Where a question would be appropriate to a given respondent, but an answer is not recorded, then such ‘item non-response’ may be a more serious issue. Most researchers are inclined just to accept that there will be item non-response for some of the variables and will simply exclude them from the analysis. This is fine when the number of cases entered into the data matrix is large or at least sufficient for the kinds of analyses that are required. However, there is always the danger that this approach may reduce the number of cases used in a particular analysis to such an extent that meaningful analysis is not possible.
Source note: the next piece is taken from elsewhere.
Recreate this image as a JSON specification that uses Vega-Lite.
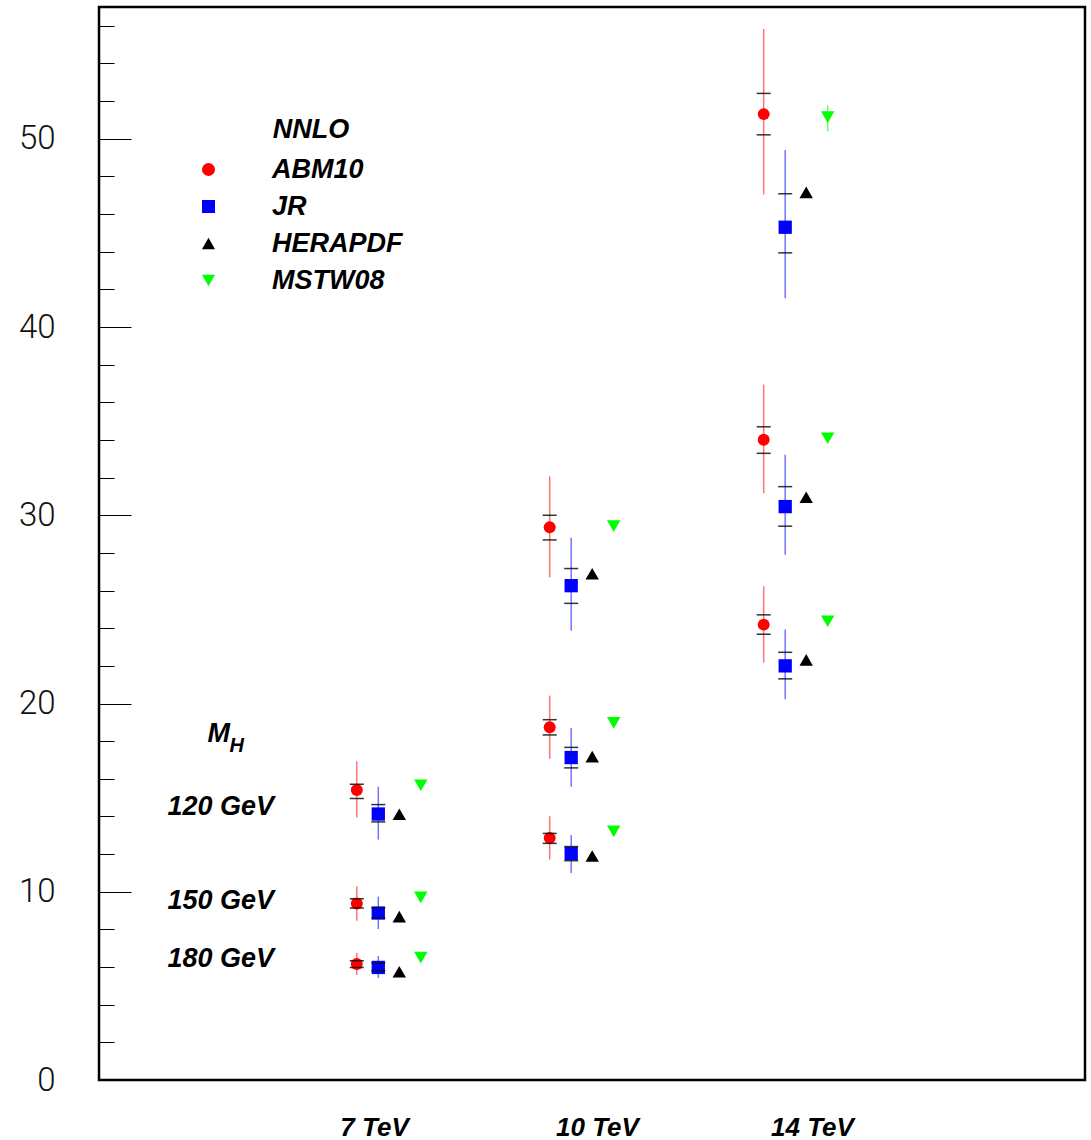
{
  "$schema": "https://vega.github.io/schema/vega-lite/v6.json",
  "width": 986,
  "height": 1073,
  "autosize": {"type": "none"},
  "padding": {"left": 99, "top": 7, "right": 6, "bottom": 60},
  "background": "white",
  "config": {
    "view": {"stroke": "#000", "strokeWidth": 2.5},
    "axis": {"grid": false, "domain": false}
  },
  "datasets": {
    "main": [
      {"E": 7, "mh": 120, "pdf": "ABM10", "v": 15.41, "lo": 13.95, "hi": 16.93, "tlo": 14.95, "thi": 15.71},
      {"E": 7, "mh": 120, "pdf": "JR", "v": 14.13, "lo": 12.77, "hi": 15.58, "tlo": 13.71, "thi": 14.63},
      {"E": 7, "mh": 120, "pdf": "HERAPDF", "v": 14.12},
      {"E": 7, "mh": 120, "pdf": "MSTW08", "v": 15.66},
      {"E": 7, "mh": 150, "pdf": "ABM10", "v": 9.38, "lo": 8.46, "hi": 10.29, "tlo": 9.14, "thi": 9.63},
      {"E": 7, "mh": 150, "pdf": "JR", "v": 8.87, "lo": 8.02, "hi": 9.74, "tlo": 8.61, "thi": 9.15},
      {"E": 7, "mh": 150, "pdf": "HERAPDF", "v": 8.68},
      {"E": 7, "mh": 150, "pdf": "MSTW08", "v": 9.7},
      {"E": 7, "mh": 180, "pdf": "ABM10", "v": 6.16, "lo": 5.58, "hi": 6.76, "tlo": 5.98, "thi": 6.34},
      {"E": 7, "mh": 180, "pdf": "JR", "v": 5.98, "lo": 5.42, "hi": 6.59, "tlo": 5.81, "thi": 6.22},
      {"E": 7, "mh": 180, "pdf": "HERAPDF", "v": 5.75},
      {"E": 7, "mh": 180, "pdf": "MSTW08", "v": 6.5},
      {"E": 10, "mh": 120, "pdf": "ABM10", "v": 29.36, "lo": 26.7, "hi": 32.07, "tlo": 28.69, "thi": 30.0},
      {"E": 10, "mh": 120, "pdf": "JR", "v": 26.26, "lo": 23.87, "hi": 28.8, "tlo": 25.32, "thi": 27.17},
      {"E": 10, "mh": 120, "pdf": "HERAPDF", "v": 26.89},
      {"E": 10, "mh": 120, "pdf": "MSTW08", "v": 29.42},
      {"E": 10, "mh": 150, "pdf": "ABM10", "v": 18.74, "lo": 17.06, "hi": 20.42, "tlo": 18.33, "thi": 19.14},
      {"E": 10, "mh": 150, "pdf": "JR", "v": 17.13, "lo": 15.58, "hi": 18.7, "tlo": 16.58, "thi": 17.67},
      {"E": 10, "mh": 150, "pdf": "HERAPDF", "v": 17.18},
      {"E": 10, "mh": 150, "pdf": "MSTW08", "v": 18.97},
      {"E": 10, "mh": 180, "pdf": "ABM10", "v": 12.86, "lo": 11.71, "hi": 14.01, "tlo": 12.57, "thi": 13.1},
      {"E": 10, "mh": 180, "pdf": "JR", "v": 12.04, "lo": 11.0, "hi": 13.02, "tlo": 11.65, "thi": 12.4},
      {"E": 10, "mh": 180, "pdf": "HERAPDF", "v": 11.9},
      {"E": 10, "mh": 180, "pdf": "MSTW08", "v": 13.21},
      {"E": 14, "mh": 120, "pdf": "ABM10", "v": 51.31, "lo": 47.04, "hi": 55.84, "tlo": 50.21, "thi": 52.41},
      {"E": 14, "mh": 120, "pdf": "JR", "v": 45.3, "lo": 41.53, "hi": 49.41, "tlo": 43.94, "thi": 47.08},
      {"E": 14, "mh": 120, "pdf": "HERAPDF", "v": 47.15},
      {"E": 14, "mh": 120, "pdf": "MSTW08", "v": 51.15, "lo": 50.4, "hi": 51.77},
      {"E": 14, "mh": 150, "pdf": "ABM10", "v": 34.01, "lo": 31.17, "hi": 36.94, "tlo": 33.29, "thi": 34.7},
      {"E": 14, "mh": 150, "pdf": "JR", "v": 30.46, "lo": 27.9, "hi": 33.21, "tlo": 29.42, "thi": 31.52},
      {"E": 14, "mh": 150, "pdf": "HERAPDF", "v": 30.96},
      {"E": 14, "mh": 150, "pdf": "MSTW08", "v": 34.09},
      {"E": 14, "mh": 180, "pdf": "ABM10", "v": 24.19, "lo": 22.17, "hi": 26.23, "tlo": 23.68, "thi": 24.71},
      {"E": 14, "mh": 180, "pdf": "JR", "v": 22.0, "lo": 20.22, "hi": 23.93, "tlo": 21.31, "thi": 22.72},
      {"E": 14, "mh": 180, "pdf": "HERAPDF", "v": 22.32},
      {"E": 14, "mh": 180, "pdf": "MSTW08", "v": 24.37}
    ],
    "ann": [
      {"kind": "mass", "t": "120 GeV", "E": 7, "yv": 14.49},
      {"kind": "mass", "t": "150 GeV", "E": 7, "yv": 9.49},
      {"kind": "mass", "t": "180 GeV", "E": 7, "yv": 6.43},
      {"kind": "M", "t": "M", "E": 7, "yv": 18.38},
      {"kind": "H", "t": "H", "E": 7, "yv": 17.74},
      {"kind": "title", "t": "NNLO", "E": 7, "yv": 50.44}
    ]
  },
  "data": {"name": "main"},
  "encoding": {
    "x": {
      "field": "E",
      "type": "quantitative",
      "title": null,
      "scale": {"domain": [4, 7, 10, 14, 18], "range": [0, 289.8, 482.7, 696.7, 986], "nice": false, "zero": false},
      "axis": {
        "title": null,
        "values": [6.847, 10.286, 14.225],
        "tickCount": 5,
        "labelExpr": "round(datum.value) + ' TeV'",
        "ticks": false,
        "domain": false,
        "labelFont": "Liberation Sans",
        "labelFontSize": 26,
        "labelFontWeight": "bold",
        "labelFontStyle": "italic",
        "labelColor": "#000",
        "labelBaseline": "middle",
        "labelPadding": 47,
        "labelFlush": false,
        "labelOverlap": false
      }
    }
  },
  "layer": [
    {
      "transform": [{"filter": "datum.pdf === 'ABM10'"}],
      "mark": {"type": "rule", "color": "#ff0000", "strokeWidth": 1.5, "opacity": 0.55, "xOffset": -32},
      "encoding": {
        "y": {"field": "lo", "type": "quantitative", "title": null, "scale": {"domain": [0, 57], "nice": false, "zero": false}},
        "y2": {"field": "hi"}
      }
    },
    {
      "transform": [{"filter": "datum.pdf === 'JR'"}],
      "mark": {"type": "rule", "color": "#0000ff", "strokeWidth": 1.5, "opacity": 0.55, "xOffset": -10.5},
      "encoding": {
        "y": {"field": "lo", "type": "quantitative", "title": null, "scale": {"domain": [0, 57], "nice": false, "zero": false}},
        "y2": {"field": "hi"}
      }
    },
    {
      "transform": [{"filter": "datum.pdf === 'MSTW08' && isValid(datum.lo)"}],
      "mark": {"type": "rule", "color": "#00ff00", "strokeWidth": 1.5, "opacity": 0.6, "xOffset": 32},
      "encoding": {
        "y": {"field": "lo", "type": "quantitative", "title": null, "scale": {"domain": [0, 57], "nice": false, "zero": false}},
        "y2": {"field": "hi"}
      }
    },
    {
      "transform": [{"filter": "datum.pdf === 'ABM10'"}],
      "mark": {"type": "point", "filled": true, "opacity": 1, "size": 143, "xOffset": -32},
      "encoding": {
        "y": {
          "field": "v",
          "type": "quantitative",
          "title": null,
          "scale": {"domain": [0, 57], "nice": false, "zero": false},
          "axis": {
            "title": null,
            "orient": "left",
            "values": [0, 2, 4, 6, 8, 10, 12, 14, 16, 18, 20, 22, 24, 26, 28, 30, 32, 34, 36, 38, 40, 42, 44, 46, 48, 50, 52, 54, 56],
            "tickCount": 40,
            "labelExpr": "datum.value % 10 === 0 ? datum.label : ''",
            "tickSize": {"condition": {"test": "datum.value % 10 === 0", "value": -32}, "value": -15},
            "tickColor": "#000",
            "tickWidth": 1,
            "domain": false,
            "grid": false,
            "labelFont": "Roboto",
            "labelFontWeight": 300,
            "labelFontSize": 33,
            "labelColor": "#111",
            "labelPadding": 76,
            "labelOverlap": false,
            "labelFlush": false
          }
        },
        "color": {
          "field": "pdf",
          "type": "nominal",
          "scale": {"domain": ["ABM10", "JR", "HERAPDF", "MSTW08"], "range": ["#ff0000", "#0000ff", "#000000", "#00ff00"]},
          "legend": {
            "orient": "none",
            "legendX": 96,
            "legendY": 149,
            "title": null,
            "labelFont": "Liberation Sans",
            "labelFontSize": 27,
            "labelFontWeight": "bold",
            "labelFontStyle": "italic",
            "labelColor": "#000",
            "labelOffset": 50,
            "rowPadding": 9,
            "symbolSize": 170,
            "symbolStrokeWidth": 0,
            "padding": 0
          }
        },
        "shape": {
          "field": "pdf",
          "type": "nominal",
          "scale": {"domain": ["ABM10", "JR", "HERAPDF", "MSTW08"], "range": ["circle", "square", "triangle-up", "triangle-down"]},
          "legend": {
            "orient": "none",
            "legendX": 96,
            "legendY": 149,
            "title": null,
            "labelFont": "Liberation Sans",
            "labelFontSize": 27,
            "labelFontWeight": "bold",
            "labelFontStyle": "italic",
            "labelColor": "#000",
            "labelOffset": 50,
            "rowPadding": 9,
            "symbolSize": 170,
            "symbolStrokeWidth": 0,
            "padding": 0
          }
        }
      }
    },
    {
      "transform": [{"filter": "datum.pdf === 'JR'"}],
      "mark": {"type": "point", "filled": true, "opacity": 1, "size": 177, "xOffset": -10.5},
      "encoding": {
        "y": {"field": "v", "type": "quantitative", "title": null, "scale": {"domain": [0, 57], "nice": false, "zero": false}},
        "color": {"field": "pdf", "type": "nominal"},
        "shape": {"field": "pdf", "type": "nominal"}
      }
    },
    {
      "transform": [{"filter": "datum.pdf === 'HERAPDF'"}],
      "mark": {"type": "point", "filled": true, "opacity": 1, "size": 180, "xOffset": 10.5},
      "encoding": {
        "y": {"field": "v", "type": "quantitative", "title": null, "scale": {"domain": [0, 57], "nice": false, "zero": false}},
        "color": {"field": "pdf", "type": "nominal"},
        "shape": {"field": "pdf", "type": "nominal"}
      }
    },
    {
      "transform": [{"filter": "datum.pdf === 'MSTW08'"}],
      "mark": {"type": "point", "filled": true, "opacity": 1, "size": 180, "xOffset": 32},
      "encoding": {
        "y": {"field": "v", "type": "quantitative", "title": null, "scale": {"domain": [0, 57], "nice": false, "zero": false}},
        "color": {"field": "pdf", "type": "nominal"},
        "shape": {"field": "pdf", "type": "nominal"}
      }
    },
    {
      "transform": [{"filter": "datum.pdf === 'ABM10'"}, {"fold": ["tlo", "thi"], "as": ["k", "t"]}],
      "mark": {"type": "tick", "orient": "horizontal", "size": 14, "thickness": 1.5, "color": "#111", "opacity": 0.85, "xOffset": -32},
      "encoding": {
        "y": {"field": "t", "type": "quantitative", "title": null, "scale": {"domain": [0, 57], "nice": false, "zero": false}}
      }
    },
    {
      "transform": [{"filter": "datum.pdf === 'JR'"}, {"fold": ["tlo", "thi"], "as": ["k", "t"]}],
      "mark": {"type": "tick", "orient": "horizontal", "size": 14, "thickness": 1.5, "color": "#111", "opacity": 0.85, "xOffset": -10.5},
      "encoding": {
        "y": {"field": "t", "type": "quantitative", "title": null, "scale": {"domain": [0, 57], "nice": false, "zero": false}}
      }
    },
    {
      "data": {"name": "ann"},
      "transform": [{"filter": "datum.kind === 'mass'"}],
      "mark": {"type": "text", "font": "Liberation Sans", "fontSize": 27, "fontWeight": "bold", "fontStyle": "italic", "fill": "#000", "align": "center", "baseline": "middle", "dx": -168},
      "encoding": {
        "y": {"field": "yv", "type": "quantitative", "title": null, "scale": {"domain": [0, 57], "nice": false, "zero": false}},
        "text": {"field": "t", "type": "nominal"}
      }
    },
    {
      "data": {"name": "ann"},
      "transform": [{"filter": "datum.kind === 'title'"}],
      "mark": {"type": "text", "font": "Liberation Sans", "fontSize": 27, "fontWeight": "bold", "fontStyle": "italic", "fill": "#000", "align": "left", "baseline": "middle", "dx": -116},
      "encoding": {
        "y": {"field": "yv", "type": "quantitative", "title": null, "scale": {"domain": [0, 57], "nice": false, "zero": false}},
        "text": {"field": "t", "type": "nominal"}
      }
    },
    {
      "data": {"name": "ann"},
      "transform": [{"filter": "datum.kind === 'M'"}],
      "mark": {"type": "text", "font": "Liberation Sans", "fontSize": 27, "fontWeight": "bold", "fontStyle": "italic", "fill": "#000", "align": "center", "baseline": "middle", "dx": -170},
      "encoding": {
        "y": {"field": "yv", "type": "quantitative", "title": null, "scale": {"domain": [0, 57], "nice": false, "zero": false}},
        "text": {"field": "t", "type": "nominal"}
      }
    },
    {
      "data": {"name": "ann"},
      "transform": [{"filter": "datum.kind === 'H'"}],
      "mark": {"type": "text", "font": "Liberation Sans", "fontSize": 20, "fontWeight": "bold", "fontStyle": "italic", "fill": "#000", "align": "center", "baseline": "middle", "dx": -152},
      "encoding": {
        "y": {"field": "yv", "type": "quantitative", "title": null, "scale": {"domain": [0, 57], "nice": false, "zero": false}},
        "text": {"field": "t", "type": "nominal"}
      }
    }
  ]
}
Many techniques have been suggested in the literature for ways of dealing with this situation, most of which involve filling the gaps caused by missing values by finding a replacement value.

Most of the techniques assume, however, that question items not responded to are done so at random, but it is quite possible that certain types or categories of people are not responding. Furthermore, when the amount of item non-response is small – less than about 5 per cent – then applying any of the methods is unlikely to make any significant difference to the interpretation of the data. Ideally, of course, researchers should, in reporting their findings, communicate the nature and amount of item non-response in the dataset and describe the procedures used to remedy or cope with it.

This is just an exercise in entering data into SPSS. It is best to begin by naming your variables and entering labels as appropriate. Select Variable View and follow the instructions in Box 2.1. Notice that there are several missing values for Initiation. This is because those who say they have never had a proper alcoholic drink will not have an age at which they first had such a drink. They should have been coded as 0 under Drinkstatus.

First, you need to decide how many intervals you want. To create two intervals, for example, then, from the Cumulative Percent column in Figure 2.10, you can see that nearly half had total scores of up to 26 and the rest 27 or more. To create more intervals it is usually preferable to make them as equal in size as possible, for example 0–9, 10–19, 20–29, 30–39, 40–45. These are not exactly equal, but you could have intervals of 9 rather than 10.

Access the full alcohol marketing dataset (available at https://study.sagepub.com/kent). Total importance of brands has already been created under Totbrand. Select Transform then Recode into Different Variables. Scroll down to Total importance of brands and move across to the Input Variable box. Now follow the instructions in Boxes 2.2 and 2.3.

Download the Trinians dataset. To do this, select Survey Unit, Social Science Research Council, then Surveys by SSRC Survey Unit and then the ‘Trinians’ survey. Read the background to the survey, download the article in Folio and the questionnaire. Finally download and save the dataset from trinians.sav. Not all the questions in the questionnaire appear as variables and they are not all in the same order as in the questionnaire, but the question numbers are clearly marked. Check out the values being used from the Values column. Under Measure, they are all indicated as Scale. This is the default if researchers do not change any of these. Go down the variables and change to Ordinal or Nominal as appropriate (left click on Scale and the other two options will appear).

The variables that should be changed to Nominal are:

The items in Q14

Q15
Q16
Q18
Q19
Q20
Q21
Q24
Q25
Q26
Q32
Q2
Q28 

The variables that should be changed to Ordinal are:

Form
The items in Q11
Q17
Q27
Q9
Political bias
Approval of political protest methods

The rest are Scale (discrete or continuous metric in the terminology used in this text). Month of birth is not entirely equal interval, but can still be measured in terms of number of days. Q33 is a semantic differential and has been treated as metric.